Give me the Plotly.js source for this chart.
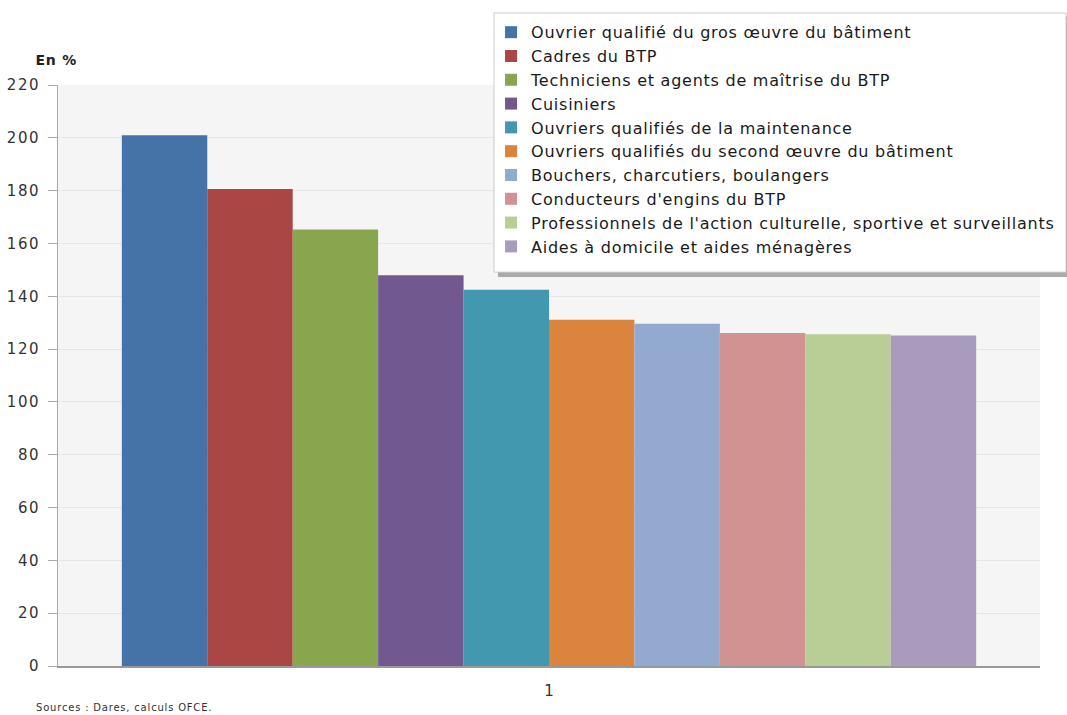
<!DOCTYPE html>
<html>
<head>
<meta charset="utf-8">
<script src="https://cdn.plot.ly/plotly-3.0.1.min.js"></script>
<style>
html,body{margin:0;padding:0;background:#fff;}
#chart{width:1067px;height:715px;}
#chart .legendtext{letter-spacing:0.75px;}
#chart .legend .scrollbox{clip-path:none !important;}
#chart .ytick text{letter-spacing:1.5px;}
#chart .annotation-text{letter-spacing:0.8px;}
</style>
</head>
<body>
<div id="chart"></div>
<script>
const categories = ["1"];
const seriesNames = [
  "Ouvrier qualifié du gros œuvre du bâtiment",
  "Cadres du BTP",
  "Techniciens et agents de maîtrise du BTP",
  "Cuisiniers",
  "Ouvriers qualifiés de la maintenance",
  "Ouvriers qualifiés du second œuvre du bâtiment",
  "Bouchers, charcutiers, boulangers",
  "Conducteurs d'engins du BTP",
  "Professionnels de l'action culturelle, sportive et surveillants",
  "Aides à domicile et aides ménagères"
];
const seriesValues = [201, 180.6, 165.3, 148, 142.5, 131.1, 129.6, 126.1, 125.6, 125.1];
const seriesColors = ["#4572A7", "#AA4643", "#89A54E", "#71588F", "#4198AF", "#DB843D", "#93A9CF", "#D19392", "#B9CD96", "#A99BBD"];
const yTicks = [0, 20, 40, 60, 80, 100, 120, 140, 160, 180, 200, 220];

const FONT = "'DejaVu Sans', 'Open Sans', sans-serif";
const traces = seriesNames.map((name, i) => ({
  type: "bar",
  name: name,
  x: categories,
  y: [seriesValues[i]],
  marker: {color: seriesColors[i], line: {width: 0}},
  hoverinfo: "name+y"
}));

const layout = {
  width: 1067, height: 715,
  margin: {l: 58, r: 27, t: 85, b: 49},
  paper_bgcolor: "#ffffff",
  plot_bgcolor: "#f5f5f5",
  barmode: "group",
  bargap: 0.13,
  bargroupgap: 0,
  showlegend: true,
  font: {family: FONT, color: "#333"},
  xaxis: {
    type: "category",
    showline: true, linecolor: "#999", linewidth: 2,
    showgrid: false, ticks: "",
    ticklabelstandoff: 10,
    tickfont: {size: 15, color: "#333"},
    fixedrange: true
  },
  yaxis: {
    range: [0, 220],
    tickvals: yTicks,
    showline: true, linecolor: "#aaa", linewidth: 1,
    showgrid: true, gridcolor: "#e6e6e6", gridwidth: 1,
    zeroline: false,
    ticks: "outside", ticklen: 9, tickcolor: "#aaa",
    ticklabelstandoff: 5,
    tickfont: {size: 15, color: "#333"},
    fixedrange: true
  },
  legend: {
    x: 0.441, y: 1.12, xanchor: "left", yanchor: "top",
    bgcolor: "rgba(0,0,0,0)", borderwidth: 0,
    font: {size: 16, color: "#1a1a1a", family: FONT},
    traceorder: "normal",
    itemwidth: 30
  },
  shapes: [
    {type: "rect", xref: "paper", yref: "paper", layer: "above",
     x0: 0.448, x1: 1.0295, y0: 0.6695, y1: 1.118,
     fillcolor: "#aaaaaa", line: {width: 0}},
    {type: "rect", xref: "paper", yref: "paper", layer: "above",
     x0: 0.444, x1: 1.0265, y0: 0.678, y1: 1.124,
     fillcolor: "#ffffff", line: {color: "#cccccc", width: 1}}
  ],
  annotations: [
    {text: "<b>En %</b>", xref: "paper", yref: "paper", x: -0.0234, y: 1.043, xanchor: "left", yanchor: "middle", showarrow: false, font: {size: 14, color: "#222", family: FONT}},
    {text: "Sources : Dares, calculs OFCE.", xref: "paper", yref: "paper", x: -0.0118, y: -0.072, xanchor: "left", yanchor: "middle", showarrow: false, font: {size: 10, color: "#333", family: FONT}}
  ]
};

Plotly.newPlot("chart", traces, layout, {displayModeBar: false, staticPlot: true});
</script>
</body>
</html>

What is expected
Exclude the pictures. Write out the remaining data exactly.

The completed task
Give me the Plotly.js source for this chart.
<!DOCTYPE html>
<html>
<head>
<meta charset="utf-8">
<script src="https://cdn.plot.ly/plotly-3.0.1.min.js"></script>
<style>
html,body{margin:0;padding:0;background:#fff;}
#chart{width:1067px;height:715px;}
#chart .legendtext{letter-spacing:0.75px;}
#chart .legend .scrollbox{clip-path:none !important;}
#chart .ytick text{letter-spacing:1.5px;}
#chart .annotation-text{letter-spacing:0.8px;}
</style>
</head>
<body>
<div id="chart"></div>
<script>
const categories = ["1"];
const seriesNames = [
  "Ouvrier qualifié du gros œuvre du bâtiment",
  "Cadres du BTP",
  "Techniciens et agents de maîtrise du BTP",
  "Cuisiniers",
  "Ouvriers qualifiés de la maintenance",
  "Ouvriers qualifiés du second œuvre du bâtiment",
  "Bouchers, charcutiers, boulangers",
  "Conducteurs d'engins du BTP",
  "Professionnels de l'action culturelle, sportive et surveillants",
  "Aides à domicile et aides ménagères"
];
const seriesValues = [201, 180.6, 165.3, 148, 142.5, 131.1, 129.6, 126.1, 125.6, 125.1];
const seriesColors = ["#4572A7", "#AA4643", "#89A54E", "#71588F", "#4198AF", "#DB843D", "#93A9CF", "#D19392", "#B9CD96", "#A99BBD"];
const yTicks = [0, 20, 40, 60, 80, 100, 120, 140, 160, 180, 200, 220];

const FONT = "'DejaVu Sans', 'Open Sans', sans-serif";
const traces = seriesNames.map((name, i) => ({
  type: "bar",
  name: name,
  x: categories,
  y: [seriesValues[i]],
  marker: {color: seriesColors[i], line: {width: 0}},
  hoverinfo: "name+y"
}));

const layout = {
  width: 1067, height: 715,
  margin: {l: 58, r: 27, t: 85, b: 49},
  paper_bgcolor: "#ffffff",
  plot_bgcolor: "#f5f5f5",
  barmode: "group",
  bargap: 0.13,
  bargroupgap: 0,
  showlegend: true,
  font: {family: FONT, color: "#333"},
  xaxis: {
    type: "category",
    showline: true, linecolor: "#999", linewidth: 2,
    showgrid: false, ticks: "",
    ticklabelstandoff: 10,
    tickfont: {size: 15, color: "#333"},
    fixedrange: true
  },
  yaxis: {
    range: [0, 220],
    tickvals: yTicks,
    showline: true, linecolor: "#aaa", linewidth: 1,
    showgrid: true, gridcolor: "#e6e6e6", gridwidth: 1,
    zeroline: false,
    ticks: "outside", ticklen: 9, tickcolor: "#aaa",
    ticklabelstandoff: 5,
    tickfont: {size: 15, color: "#333"},
    fixedrange: true
  },
  legend: {
    x: 0.441, y: 1.12, xanchor: "left", yanchor: "top",
    bgcolor: "rgba(0,0,0,0)", borderwidth: 0,
    font: {size: 16, color: "#1a1a1a", family: FONT},
    traceorder: "normal",
    itemwidth: 30
  },
  shapes: [
    {type: "rect", xref: "paper", yref: "paper", layer: "above",
     x0: 0.448, x1: 1.0295, y0: 0.6695, y1: 1.118,
     fillcolor: "#aaaaaa", line: {width: 0}},
    {type: "rect", xref: "paper", yref: "paper", layer: "above",
     x0: 0.444, x1: 1.0265, y0: 0.678, y1: 1.124,
     fillcolor: "#ffffff", line: {color: "#cccccc", width: 1}}
  ],
  annotations: [
    {text: "<b>En %</b>", xref: "paper", yref: "paper", x: -0.0234, y: 1.043, xanchor: "left", yanchor: "middle", showarrow: false, font: {size: 14, color: "#222", family: FONT}},
    {text: "Sources : Dares, calculs OFCE.", xref: "paper", yref: "paper", x: -0.0118, y: -0.072, xanchor: "left", yanchor: "middle", showarrow: false, font: {size: 10, color: "#333", family: FONT}}
  ]
};

Plotly.newPlot("chart", traces, layout, {displayModeBar: false, staticPlot: true});
</script>
</body>
</html>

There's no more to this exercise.